Однако вернемся ко времени, когда до революции эта экономия процветала. Управляющий экономии жил в Старокорсунской. Фамилию его я неоднократно слышал, но забыл. Салех был очень дружен с этим управляющим. Они делали большие дела. Однажды им показалось мало торговать налево лесом. На этом трудно было хорошо нажиться — тогда леса было много. Они придумали способ разбогатеть сразу. Когда управляющий вез из Екатеринодара зарплату рабочим, Салех верхом выскочил из‑за поворота, прострелил руку управляющего, специально выставленную из фаэтона, и ускакал с саквояжем денег в лес. Денег оказалось много. Его доли хватило не только на щедрые подарки, но и на то, чтобы купить паровую машину с молотилкой для своего сына — труженика.

Однако управляющего уволили за то, что он так прозевал зарплату рабочих. Салеху и его другу жить стало скучно. Друг однажды объяснил Салеху, что если исчезнет новый управляющий, то никого кроме него не найдут, и снова его поставят управляющим. В дебрях Курго осталась сокрытой тайна исчезновения нового управляющего. Факт состоял в том, что уволенный управляющий вернулся на свое место.

Вся эта история не была бы интересной, если бы не одно обстоятельство. Салех был безразличен к богатству и не ради денег совершал все эти и другие добрые и недобрые дела.

У управляющего экономии, друга Салеха, была сестра Ганка. Все в роде Панешей говорили, что она околдовала Салеха. Иначе

объяснить его поступки они не могли.

Дело дошло до того, что, имея уже внуков и внучек, Салех привел Ганку прямо к себе в аул и стал с ней жить. Было это еще до революции 17–го года. Женились тогда рано, и потому дедами и прадедами становились тоже рано. Своего сына — моего будущего дедушку Калятчерия — Салех женил, когда тому шел пятнадцатый год.

Случилось это так. Приехала как‑то в аул Кунчукохабль в гости в княжеский дом Кунчуков девушка из знатного ногайского семейства. Звали ее Камия. В то время по обычаю девушка в гостях была как бы в состоянии презентации: ее могли смотреть и навещать все аульчане. Салеху понравилась не только красота ее, но и манеры, и воспитанность. Он решил, что она в роли невестки будет украшением его семейства.

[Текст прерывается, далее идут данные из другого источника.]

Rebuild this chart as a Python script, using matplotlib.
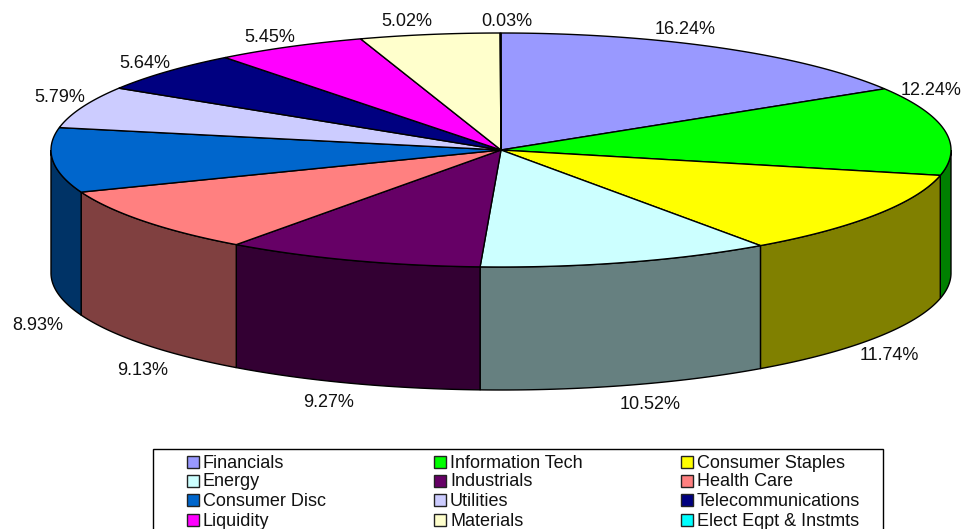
import matplotlib
matplotlib.use('Agg')
import matplotlib.pyplot as plt
from matplotlib.patches import Polygon, Rectangle
import numpy as np

plt.rcParams['font.family'] = ['Liberation Sans', 'DejaVu Sans']

categories = ['Financials', 'Information Tech', 'Consumer Staples', 'Energy',
              'Industrials', 'Health Care', 'Consumer Disc', 'Utilities',
              'Telecommunications', 'Liquidity', 'Materials', 'Elect Eqpt & Instmts']
values = [16.24, 12.24, 11.74, 10.52, 9.27, 9.13, 8.93, 5.79, 5.64, 5.45, 5.02, 0.03]
colors = ['#9999ff', '#00ff00', '#ffff00', '#ccffff', '#660066', '#ff8080',
          '#0066cc', '#ccccff', '#000080', '#ff00ff', '#ffffcc', '#00ffff']
side_colors = ['#4d4d80', '#008000', '#808000', '#668080', '#330033', '#804040',
               '#003366', '#666680', '#000040', '#800080', '#808066', '#008080']
# label offset from the rim point at the middle of each slice, in pixels
label_dx = [-36, -14, 14, 23, -23, -2, -15, -22, -22, -20, -23, 6]
label_dy = [-19, -41, 17, 18, 18, 25, 41, -11, -9, -10, -14, -13]

cx, cy = 501, 150
rx, ry = 450, 117
depth = 123

fig = plt.figure(figsize=(9.75, 5.29), dpi=100)
ax = fig.add_axes([0, 0, 1, 1])
ax.set_xlim(0, 975)
ax.set_ylim(529, 0)
ax.axis('off')

def rim(a):
    # a in degrees, clockwise from twelve o'clock
    a = np.radians(a)
    return cx + rx * np.sin(a), cy - ry * np.cos(a)

edges = np.cumsum([0] + values) / sum(values) * 360

# side walls first, only the front half of the cylinder shows
for i in range(len(values)):
    a0 = max(edges[i], 90)
    a1 = min(edges[i + 1], 270)
    if a1 <= a0:
        continue
    t = np.linspace(a0, a1, 80)
    x, y = rim(t)
    pts = np.r_[np.c_[x, y], np.c_[x[::-1], y[::-1] + depth]]
    ax.add_patch(Polygon(pts, closed=True, fc=side_colors[i], ec='black', lw=1.0, zorder=2))

# top face
for i in range(len(values)):
    t = np.linspace(edges[i], edges[i + 1], 120)
    x, y = rim(t)
    pts = np.r_[[[cx, cy]], np.c_[x, y]]
    ax.add_patch(Polygon(pts, closed=True, fc=colors[i], ec='black', lw=1.0, zorder=3))

# data labels
for i, v in enumerate(values):
    mid = (edges[i] + edges[i + 1]) / 2
    x, y = rim(mid)
    if 90 < mid < 270:
        y = y + depth
    ax.text(x + label_dx[i], y + label_dy[i] + 1, '%.2f%%' % v, ha='center', va='center',
            fontsize=13, color='#111111', zorder=5)

# legend, filled row by row and cut off by the bottom of the image
ax.add_patch(Rectangle((153, 448.5), 730, 100, fc='white', ec='black', lw=1.0, zorder=4))
col_x = [187, 434, 681]
row_y = [462, 481, 500, 520]
for i, name in enumerate(categories):
    x = col_x[i % 3]
    y = row_y[i // 3]
    ax.add_patch(Rectangle((x, y - 6), 12, 12, fc=colors[i], ec='#222222', lw=1.0, zorder=5))
    ax.text(x + 16, y + 1, name, ha='left', va='center', fontsize=13, color='#111111', zorder=5)

fig.savefig('out.png', dpi=100)
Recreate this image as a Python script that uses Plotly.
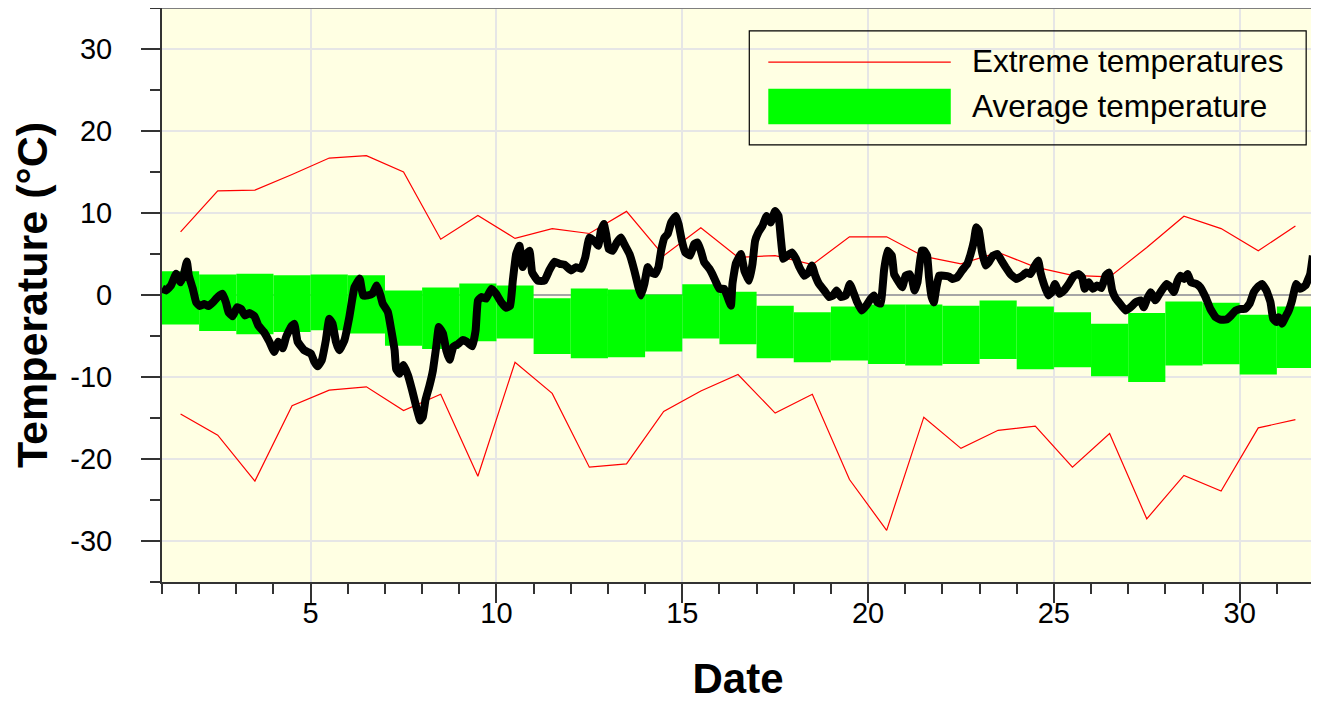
import plotly.graph_objects as go

# ---------------- data ----------------
days = list(range(1, 32))

ext_max = [7.7, 12.7, 12.8, 14.7, 16.7, 17.0, 15.0, 6.8, 9.7, 6.9, 8.1, 7.5, 10.2, 4.8, 8.2, 4.6,
           4.8, 3.7, 7.1, 7.1, 4.7, 3.8, 5.2, 3.4, 2.4, 2.2, 5.8, 9.6, 8.1, 5.4, 8.4]
ext_min = [-14.5, -17.1, -22.7, -13.5, -11.6, -11.2, -14.1, -12.1, -22.1, -8.2, -12.0, -21.0, -20.6,
           -14.2, -11.7, -9.7, -14.4, -12.1, -22.5, -28.7, -14.9, -18.7, -16.5, -16.0, -21.0, -16.9,
           -27.3, -22.0, -23.9, -16.2, -15.2]

avg_high = [2.9, 2.5, 2.6, 2.4, 2.5, 2.4, 0.55, 0.9, 1.4, 1.15, -0.4, 0.8, 0.67, 0.06, 1.3, 0.4,
            -1.3, -2.1, -1.4, -1.15, -1.15, -1.3, -0.67, -1.4, -2.1, -3.5, -2.2, -0.8, -0.95, -2.4, -1.4]
avg_low = [-3.6, -4.4, -4.8, -4.5, -4.3, -4.7, -6.2, -6.6, -5.65, -5.3, -7.2, -7.7, -7.6, -6.9, -5.3,
           -6.0, -7.7, -8.2, -8.0, -8.4, -8.6, -8.4, -7.8, -9.05, -8.8, -9.9, -10.6, -8.6, -8.45, -9.7, -8.9]

obs_time = [1.00, 1.11, 1.24, 1.38, 1.50, 1.59, 1.67, 1.72, 1.83, 1.92, 2.02, 2.14, 2.25, 2.37, 2.50,
            2.63, 2.72, 2.79, 2.90, 3.02, 3.13, 3.23, 3.35, 3.49, 3.59, 3.74, 3.89, 4.02, 4.13, 4.25,
            4.34, 4.47, 4.56, 4.65, 4.83, 5.01, 5.10, 5.19, 5.30, 5.41, 5.50, 5.59, 5.68, 5.77, 5.91,
            6.04, 6.18, 6.32, 6.41, 6.54, 6.66, 6.78, 6.88, 6.94, 7.08, 7.17, 7.26, 7.30, 7.39, 7.50,
            7.62, 7.73, 7.84, 7.95, 8.02, 8.09, 8.20, 8.29, 8.38, 8.45, 8.56, 8.65, 8.74, 8.84, 8.96,
            9.09, 9.20, 9.35, 9.44, 9.50, 9.59, 9.72, 9.86, 9.99, 10.13, 10.26, 10.37, 10.44, 10.53,
            10.62, 10.71, 10.81, 10.89, 10.96, 11.11, 11.29, 11.42, 11.56, 11.70, 11.83, 12.01, 12.14,
            12.28, 12.39, 12.50, 12.63, 12.74, 12.81, 12.89, 12.95, 13.02, 13.13, 13.24, 13.35, 13.44,
            13.58, 13.71, 13.82, 13.89, 13.98, 14.07, 14.16, 14.27, 14.36, 14.43, 14.52, 14.61, 14.70,
            14.83, 14.90, 14.99, 15.08, 15.21, 15.32, 15.41, 15.50, 15.59, 15.73, 15.81, 15.91, 16.00,
            16.13, 16.22, 16.31, 16.35, 16.44, 16.58, 16.67, 16.80, 16.89, 16.96, 17.05, 17.16, 17.27,
            17.38, 17.50, 17.59, 17.65, 17.72, 17.83, 17.95, 18.06, 18.15, 18.28, 18.40, 18.49, 18.58,
            18.68, 18.82, 18.95, 19.06, 19.15, 19.27, 19.40, 19.51, 19.62, 19.71, 19.83, 19.95, 20.07,
            20.16, 20.25, 20.34, 20.43, 20.52, 20.64, 20.70, 20.83, 20.92, 21.01, 21.12, 21.19, 21.25,
            21.33, 21.44, 21.51, 21.59, 21.64, 21.71, 21.77, 21.84, 21.91, 22.04, 22.18, 22.27, 22.40,
            22.53, 22.67, 22.76, 22.85, 22.91, 22.98, 23.06, 23.16, 23.25, 23.36, 23.48, 23.59, 23.70,
            23.83, 23.99, 24.15, 24.26, 24.37, 24.49, 24.58, 24.64, 24.73, 24.85, 24.94, 25.03, 25.15,
            25.27, 25.40, 25.54, 25.67, 25.76, 25.83, 25.94, 26.05, 26.16, 26.28, 26.39, 26.48, 26.57,
            26.66, 26.75, 26.93, 27.06, 27.20, 27.33, 27.42, 27.51, 27.60, 27.73, 27.87, 28.03, 28.14,
            28.23, 28.33, 28.41, 28.50, 28.60, 28.69, 28.84, 28.94, 29.08, 29.21, 29.35, 29.48, 29.64,
            29.77, 29.89, 30.02, 30.15, 30.27, 30.38, 30.48, 30.60, 30.72, 30.83, 30.90, 30.99, 31.05,
            31.14, 31.23, 31.32, 31.41, 31.52, 31.63, 31.77, 31.90, 31.97]
obs_temp = [0.8, 0.55, 1.15, 2.6, 1.55, 2.6, 4.1, 2.4, 0.75, -0.9, -1.35, -1.1, -1.35, -0.9, -0.25,
            0.15, -0.9, -2.1, -2.6, -1.5, -1.7, -2.5, -2.2, -2.6, -3.7, -4.5, -5.7, -6.95, -5.7, -6.5,
            -5.1, -3.9, -3.5, -5.7, -6.75, -7.15, -8.15, -8.7, -7.95, -5.5, -2.9, -3.5, -5.7, -6.75, -5.5,
            -2.7, 0.95, 2.0, -0.05, -0.05, 0.15, 1.15, -0.05, -1.05, -2.1, -4.3, -6.75, -9.0, -9.6, -8.55,
            -9.8, -11.6, -13.6, -15.3, -14.85, -12.8, -11.0, -9.2, -6.3, -3.9, -4.7, -6.75, -7.9, -6.3, -6.0,
            -5.5, -5.7, -6.25, -4.3, -0.7, -0.25, -0.45, 0.75, 0.15, -0.9, -1.55, -1.3, 1.75, 5.0,
            6.0, 3.4, 5.0, 5.4, 2.75, 1.75, 1.75, 3.0, 4.05, 3.8, 3.7, 3.0, 3.4,
            3.2, 4.6, 7.0, 6.6, 6.0, 7.85, 8.65, 7.45, 5.6, 5.4, 6.4, 7.0, 6.2,
            5.0, 3.0, 0.95, -0.05, 1.35, 3.4, 2.75, 2.55, 3.4, 5.4, 7.0, 7.45, 8.85,
            9.65, 8.65, 6.6, 5.2, 4.8, 6.2, 6.4, 5.4, 4.0, 3.2, 2.55, 1.55, 0.75,
            0.75, -0.25, -1.3, 1.35, 3.8, 5.0, 3.0, 1.75, 3.8, 6.6, 7.65, 8.45, 9.65,
            8.85, 10.25, 9.65, 7.0, 4.4, 4.8, 5.2, 4.4, 3.4, 2.35, 2.75, 3.6, 2.35,
            1.35, 0.55, -0.25, -0.05, 0.55, -0.25, -0.05, 1.35, 0.15, -0.9, -1.9, -1.3, -0.45,
            -0.05, -0.9, -1.05, 3.0, 5.4, 4.8, 2.55, 1.55, 0.95, 2.35, 2.55, 1.75, 0.55,
            1.55, 5.4, 5.4, 4.8, 2.15, -0.25, -0.9, 0.95, 2.35, 2.35, 2.25, 1.95, 2.15,
            3.0, 3.8, 5.0, 6.6, 8.25, 7.85, 5.4, 3.6, 4.0, 4.8, 5.0, 4.2, 3.4,
            2.55, 1.95, 2.35, 2.75, 2.55, 3.6, 4.2, 2.75, 1.35, -0.05, 0.35, 1.35, 0.15,
            0.55, 1.35, 2.35, 2.55, 2.15, 0.75, 1.55, 0.75, 1.15, 0.85, 2.35, 2.75, 0.55,
            -0.4, -0.9, -1.9, -1.5, -0.9, -0.65, -1.5, -0.45, 0.35, -0.65, 0.35, 1.35, 0.95,
            0.35, 1.75, 2.35, 1.95, 2.55, 1.55, 1.35, 0.95, -0.25, -1.7, -2.7, -3.0, -3.0,
            -2.5, -1.9, -1.7, -1.7, -1.05, 0.35, 0.95, 1.35, 0.55, -0.9, -2.9, -3.3, -2.7,
            -3.5, -2.7, -1.9, -0.65, 1.35, 0.75, 1.15, 2.6, 4.8]

x_tick_vals = [5, 10, 15, 20, 25, 30]
x_tick_text = ["5", "10", "15", "20", "25", "30"]
y_tick_vals = [-30, -20, -10, 0, 10, 20, 30]
y_tick_text = ["-30", "-20", "-10", "0", "10", "20", "30"]

legend_labels = ["Extreme temperatures", "Average temperature"]

# ---------------- figure ----------------
FONT = "Liberation Sans, Arial, Helvetica, sans-serif"
mid = [d + 0.5 for d in days]

fig = go.Figure()
fig.add_trace(go.Bar(
    x=mid, y=[h - l for h, l in zip(avg_high, avg_low)], base=avg_low, width=1,
    marker=dict(color="#00FF00", line=dict(width=0)), name=legend_labels[1], showlegend=False))
fig.add_trace(go.Scatter(x=mid, y=ext_max, mode="lines", line=dict(color="#FF0000", width=1.2),
                         name=legend_labels[0], showlegend=False))
fig.add_trace(go.Scatter(x=mid, y=ext_min, mode="lines", line=dict(color="#FF0000", width=1.2),
                         showlegend=False))
fig.add_trace(go.Scatter(x=obs_time, y=obs_temp, mode="lines",
                         line=dict(color="#000000", width=8, shape="spline", smoothing=0.3),
                         showlegend=False))

# manual legend (box, samples, labels)
shapes = [
    dict(type="rect", xref="paper", yref="paper", x0=0.5098, x1=0.9932, y0=0.7616, y1=0.9601,
         line=dict(color="#000000", width=1.2), fillcolor="rgba(0,0,0,0)"),
    dict(type="line", xref="paper", yref="paper", x0=0.5263, x1=0.6847, y0=0.9057, y1=0.9057,
         line=dict(color="#FF0000", width=1.2)),
    dict(type="rect", xref="paper", yref="paper", x0=0.5263, x1=0.6847, y0=0.7974, y1=0.8594,
         line=dict(width=0), fillcolor="#00FF00"),
    # gray top/right frame
    dict(type="line", xref="paper", yref="paper", x0=0, x1=1, y0=1, y1=1,
         line=dict(color="#7F7F7F", width=2)),
    dict(type="line", xref="paper", yref="paper", x0=1, x1=1, y0=0, y1=1,
         line=dict(color="#7F7F7F", width=2)),
]
annotations = [
    dict(xref="paper", yref="paper", x=0.7015, y=0.9080, text=legend_labels[0], showarrow=False,
         xanchor="left", yanchor="middle", font=dict(family=FONT, size=31.5, color="#000000")),
    dict(xref="paper", yref="paper", x=0.7015, y=0.8300, text=legend_labels[1], showarrow=False,
         xanchor="left", yanchor="middle", font=dict(family=FONT, size=31.5, color="#000000")),
]

# page body has an 8px default margin, so the figure is sized/placed to compensate
fig.update_layout(
    width=1311, height=694,
    margin=dict(l=154, r=5, t=0, b=120),
    paper_bgcolor="#FFFFFF", plot_bgcolor="#FFFFE3",
    font=dict(family=FONT, color="#000000"),
    showlegend=False, barmode="overlay",
    shapes=shapes, annotations=annotations,
)
fig.update_xaxes(
    range=[1, 32], tickmode="array", tickvals=x_tick_vals, ticktext=x_tick_text,
    ticks="outside", ticklen=19, tickwidth=1.5, tickcolor="#333333",
    minor=dict(ticks="outside", dtick=1, tick0=0, ticklen=10, tickwidth=1.5, tickcolor="#333333",
               showgrid=False),
    showgrid=True, gridcolor="#E6E6E6", gridwidth=1.5, zeroline=False,
    showline=True, linecolor="#333333", linewidth=2,
    tickfont=dict(family=FONT, size=29, color="#000000"), ticklabelstandoff=-15,
    title=dict(text="<b>Date</b>", font=dict(family=FONT, size=42, color="#000000"), standoff=40),
)
fig.update_yaxes(
    range=[-35, 35], tickmode="array", tickvals=y_tick_vals, ticktext=y_tick_text,
    ticks="outside", ticklen=19, tickwidth=1.5, tickcolor="#333333",
    minor=dict(ticks="outside", dtick=5, tick0=0, ticklen=10, tickwidth=1.5, tickcolor="#333333",
               showgrid=False),
    showgrid=True, gridcolor="#E6E6E6", gridwidth=1.5,
    zeroline=True, zerolinecolor="#A6A6A6", zerolinewidth=1.5,
    showline=True, linecolor="#333333", linewidth=2,
    tickfont=dict(family=FONT, size=29, color="#000000"), ticklabelstandoff=23,
    title=dict(text="<b>Temperature (°C)</b>", font=dict(family=FONT, size=43, color="#000000"),
               standoff=20),
)

fig.write_html("out.html")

В ту пору не было принято со стороны родственников давать согласие на брак девушки. Поэтому невест добывали, точнее, похищали. Это облегчало дело. Потому что по этой части Салех был непревзойденный мастер. В общем, понятно, как попала моя будущая бабушка Камия в род Панешей. Узнав об этом, мой будущий дедушка Калятчерий от стыда и страха сбежал из дому — так была для него неожиданной его новая роль. Жениха, точнее уже мужа, искали целую неделю и с трудом нашли в зарослях на берегу Пшиша. Салех сам втолкнул его в комнату для молодоженов. С легкой руки Салеха образовалось все остальное наилучшим образом. Об этом свидетельствовали дети, которые каждый год появлялись на свет божий из этой комнаты, и не было в ауле такой согласной и' счастливой пары, как мой дедушка и бабушка, соединенные властной рукой Салеха.